Lanxess opens Singapore butyl rubber plant
ERJ staff report (BC)
Singapore – German speciality chemicals company Lanxess opened a €400m rubber plant in Singapore on 4 June, to meet rising demand in Asia led by China and India.
The plant, the company's single largest investment, will produce 100,000 tonnes of butyl rubber per annum when it reaches full capacity in 2015.
Butyl rubber is used in the inner liners of car tires, pharmaceutical packaging and chewing gum.
Global butyl rubber demand, at 1.2m tonnes last year, could rise 5 percent annually by 2017, the company said.
Demand is expected to rise 6 percent annually in Asia Pacific, led by increasing car ownership in China and India as well as improvement in China's healthcare system, according to the company.
"The megatrends are completely intact" despite a weak market in the short term, Werner Breuers, a Lanxess board member, told reporters.
When Lanxess first announced plans to build the plant on Jurong Island, Singapore's petrochemical hub, in February 2008, it said the facility would come on line in 2011.

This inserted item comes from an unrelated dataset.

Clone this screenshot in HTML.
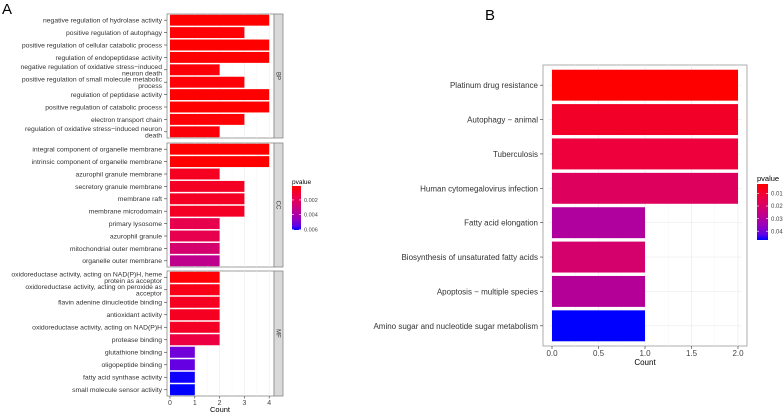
<!DOCTYPE html>
<html><head><meta charset="utf-8">
<style>
body{margin:0;background:#fff;}
svg{display:block;font-family:"Liberation Sans",Arial,sans-serif;}
</style></head>
<body>
<svg id="c" width="784" height="412" viewBox="0 0 784 412">
<text x="2" y="14" font-size="15" fill="#000">A</text>
<text x="485" y="20" font-size="15" fill="#000">B</text>
</svg>
<script>
// Panel A data
const aBPTerms=["negative regulation of hydrolase activity","positive regulation of autophagy","positive regulation of cellular catabolic process","regulation of endopeptidase activity","negative regulation of oxidative stress−induced|neuron death","positive regulation of small molecule metabolic|process","regulation of peptidase activity","positive regulation of catabolic process","electron transport chain","regulation of oxidative stress−induced neuron|death"];
const aBPCounts=[4,3,4,4,2,3,4,4,3,2];
const aBPPvals=[0.0001,0.0002,0.0001,0.0001,0.0003,0.0002,0.0001,0.0001,0.0002,0.0003];
const aCCTerms=["integral component of organelle membrane","intrinsic component of organelle membrane","azurophil granule membrane","secretory granule membrane","membrane raft","membrane microdomain","primary lysosome","azurophil granule","mitochondrial outer membrane","organelle outer membrane"];
const aCCCounts=[4,4,2,3,3,3,2,2,2,2];
const aCCPvals=[0.0001,0.0001,0.0008,0.0009,0.0009,0.0009,0.0018,0.0018,0.0026,0.0034];
const aMFTerms=["oxidoreductase activity, acting on NAD(P)H, heme|protein as acceptor","oxidoreductase activity, acting on peroxide as|acceptor","flavin adenine dinucleotide binding","antioxidant activity","oxidoreductase activity, acting on NAD(P)H","protease binding","glutathione binding","oligopeptide binding","fatty acid synthase activity","small molecule sensor activity"];
const aMFCounts=[2,2,2,2,2,2,1,1,1,1];
const aMFPvals=[0.0002,0.0006,0.0008,0.0008,0.0009,0.0015,0.0052,0.0054,0.0060,0.0061];
const aXTicks=[0,1,2,3,4];
const aLegendTicks=[0.002,0.004,0.006];
// Panel B data
const bTerms=["Platinum drug resistance","Autophagy − animal","Tuberculosis","Human cytomegalovirus infection","Fatty acid elongation","Biosynthesis of unsaturated fatty acids","Apoptosis − multiple species","Amino sugar and nucleotide sugar metabolism"];
const bCounts=[2,2,2,2,1,1,1,1];
const bPvals=[0.0025,0.009,0.012,0.018,0.030,0.021,0.029,0.047];
const bXTicks=[0,0.5,1,1.5,2];
const bLegendTicks=[0.01,0.02,0.03,0.04];

const NS="http://www.w3.org/2000/svg";
const svg=document.getElementById('c');
function mk(tag,attrs,parent){const e=document.createElementNS(NS,tag);for(const k in attrs)e.setAttribute(k,attrs[k]);(parent||svg).appendChild(e);return e;}
const cStops=[[0,255,0,0],[0.25,235,0,70],[0.5,200,0,128],[0.75,150,0,190],[0.9,95,0,230],[1,0,0,255]];
function col(p,lo,hi){let t=(p-lo)/(hi-lo);t=Math.max(0,Math.min(1,t));
  for(let i=1;i<cStops.length;i++){const a=cStops[i-1],b=cStops[i];if(t<=b[0]){const u=(t-a[0])/(b[0]-a[0]);
    return `rgb(${Math.round(a[1]+(b[1]-a[1])*u)},0,${Math.round(a[3]+(b[3]-a[3])*u)})`;}}
  return 'rgb(0,0,255)';}

// ---- Panel A ----
const aX0=170,aPx=24.8;const ax=v=>aX0+v*aPx;
const aLo=0.0001,aHi=0.0061;
const facets=[["BP",14,138,aBPTerms,aBPCounts,aBPPvals],["CC",143,267,aCCTerms,aCCCounts,aCCPvals],["MF",271,396,aMFTerms,aMFCounts,aMFPvals]];
facets.forEach(([name,top,bot,terms,counts,pv])=>{
  const bg=mk('rect',{x:167,y:top,width:107,height:bot-top,fill:'#fff',stroke:'#888','stroke-width':0.8});
  
  
  aXTicks.forEach(t=>{mk('line',{x1:ax(t),x2:ax(t),y1:top,y2:bot,stroke:'#ebebeb','stroke-width':0.6});
    if(t<4)mk('line',{x1:ax(t+0.5),x2:ax(t+0.5),y1:top,y2:bot,stroke:'#f4f4f4','stroke-width':0.4});});
  const strip=mk('rect',{x:274,y:top,width:9,height:bot-top,fill:'#d9d9d9',stroke:'#888','stroke-width':0.8});
  
  
  const st=mk('text',{x:0,y:0,'font-size':6,fill:'#333','text-anchor':'middle',transform:`translate(276.5,${(top+bot)/2}) rotate(90)`});st.textContent=name;
  const n=terms.length,step=(bot-top)/n;
  terms.forEach((term,i)=>{
    const cy=top+step*(i+0.5),h=step*0.88;
    const r=mk('rect',{x:ax(0),y:cy-h/2,width:ax(counts[i])-ax(0),height:h,fill:col(pv[i],aLo,aHi)});
    
    
    mk('line',{x1:164,x2:167,y1:cy,y2:cy,stroke:'#333','stroke-width':0.6});
    const parts=term.split('|');
    const tx=mk('text',{x:162,y:0,'font-size':6.8,fill:'#333','text-anchor':'end'});
    
    
    if(parts.length===1){tx.setAttribute('y',cy+2.4);tx.textContent=term;}
    else{tx.setAttribute('y',cy-0.8);tx.textContent=parts[0];
      const t2=mk('text',{x:162,y:cy+5.6,'font-size':6.8,fill:'#333','text-anchor':'end'});t2.textContent=parts[1];}
  });
});
aXTicks.forEach(t=>{mk('line',{x1:ax(t),x2:ax(t),y1:396,y2:398.5,stroke:'#333','stroke-width':0.6});
  const l=mk('text',{x:ax(t),y:405,'font-size':7,fill:'#444','text-anchor':'middle'});l.textContent=t;
  
  });
const axt=mk('text',{x:220,y:412,'font-size':7.5,fill:'#000','text-anchor':'middle'});axt.textContent='Count';


// Legend gradients
const defs=mk('defs',{});
function grad(id){const g=mk('linearGradient',{id:id,x1:0,y1:0,x2:0,y2:1},defs);
  cStops.forEach(s=>mk('stop',{offset:(s[0]*100)+'%','stop-color':`rgb(${s[1]},0,${s[3]})`},g));}
grad('ga');grad('gb');
const laT=186,laB=230;const ly=p=>laT+(p-aLo)/(aHi-aLo)*(laB-laT);
const lat=mk('text',{x:292,y:184,'font-size':6.5,fill:'#000'});lat.textContent='pvalue';


const lab=mk('rect',{x:292,y:laT,width:9,height:laB-laT,fill:'url(#ga)'});


aLegendTicks.forEach(t=>{const y=ly(t);mk('line',{x1:292,x2:294,y1:y,y2:y,stroke:'#fff','stroke-width':0.6});mk('line',{x1:299,x2:301,y1:y,y2:y,stroke:'#fff','stroke-width':0.6});
  const l=mk('text',{x:304,y:y+2,'font-size':5.5,fill:'#444'});l.textContent=t.toFixed(3);});

// ---- Panel B ----
const bX0=552,bPx=93;const bx=v=>bX0+v*bPx;
const bTop=65,bBot=346;
const bp=mk('rect',{x:543,y:bTop,width:204,height:bBot-bTop,fill:'#fff',stroke:'#999','stroke-width':0.8});


bXTicks.forEach((t,i)=>{mk('line',{x1:bx(t),x2:bx(t),y1:bTop,y2:bBot,stroke:'#ebebeb','stroke-width':0.7});
  if(i<bXTicks.length-1)mk('line',{x1:bx(t+0.25),x2:bx(t+0.25),y1:bTop,y2:bBot,stroke:'#f5f5f5','stroke-width':0.5});});
const bStep=(bBot-bTop-6)/bTerms.length;
bTerms.forEach((term,i)=>{
  const cy=bTop+3+bStep*(i+0.5),h=bStep*0.9;
  mk('line',{x1:bX0-4,x2:bx(2)+4,y1:cy,y2:cy,stroke:'#ebebeb','stroke-width':0.7});
  const r=mk('rect',{x:bx(0),y:cy-h/2,width:bx(bCounts[i])-bx(0),height:h,fill:col(bPvals[i],0.0025,0.047)});
  
  
  mk('line',{x1:540,x2:543,y1:cy,y2:cy,stroke:'#333','stroke-width':0.6});
  const l=mk('text',{x:538,y:cy+3,'font-size':8,fill:'#333','text-anchor':'end'});l.textContent=term;
  
  
});
bXTicks.forEach(t=>{mk('line',{x1:bx(t),x2:bx(t),y1:bBot,y2:bBot+3,stroke:'#333','stroke-width':0.6});
  const l=mk('text',{x:bx(t),y:356,'font-size':8,fill:'#444','text-anchor':'middle'});l.textContent=t.toFixed(1);
  
  });
const bxt=mk('text',{x:645,y:365,'font-size':8,fill:'#000','text-anchor':'middle'});bxt.textContent='Count';


const lbT=184,lbB=240,bLo=0.0025,bHi=0.047;const lby=p=>lbT+(p-bLo)/(bHi-bLo)*(lbB-lbT);
const lbt=mk('text',{x:757,y:181,'font-size':7.5,fill:'#000'});lbt.textContent='pvalue';


const lbb=mk('rect',{x:757,y:lbT,width:11,height:lbB-lbT,fill:'url(#gb)'});


bLegendTicks.forEach(t=>{const y=lby(t);mk('line',{x1:757,x2:759,y1:y,y2:y,stroke:'#fff','stroke-width':0.6});mk('line',{x1:766,x2:768,y1:y,y2:y,stroke:'#fff','stroke-width':0.6});
  const l=mk('text',{x:771,y:y+2.2,'font-size':6,fill:'#444'});l.textContent=t.toFixed(2);});
</script>
</body></html>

But in December 2008 the firm said it would delay construction because of weakening demand and to conserve cash following the global financial turmoil.
Lanxess' butyl rubber unit generated more than half of its 500 million euro sales from Asia Pacific, of which half comes from China, the company said.
The company chose Singapore for the plant because of abundant raw material supply and its seaport.
Lanxess also has butyl rubber sites in Zwijndrecht, Belgium and Sarnia, Canada.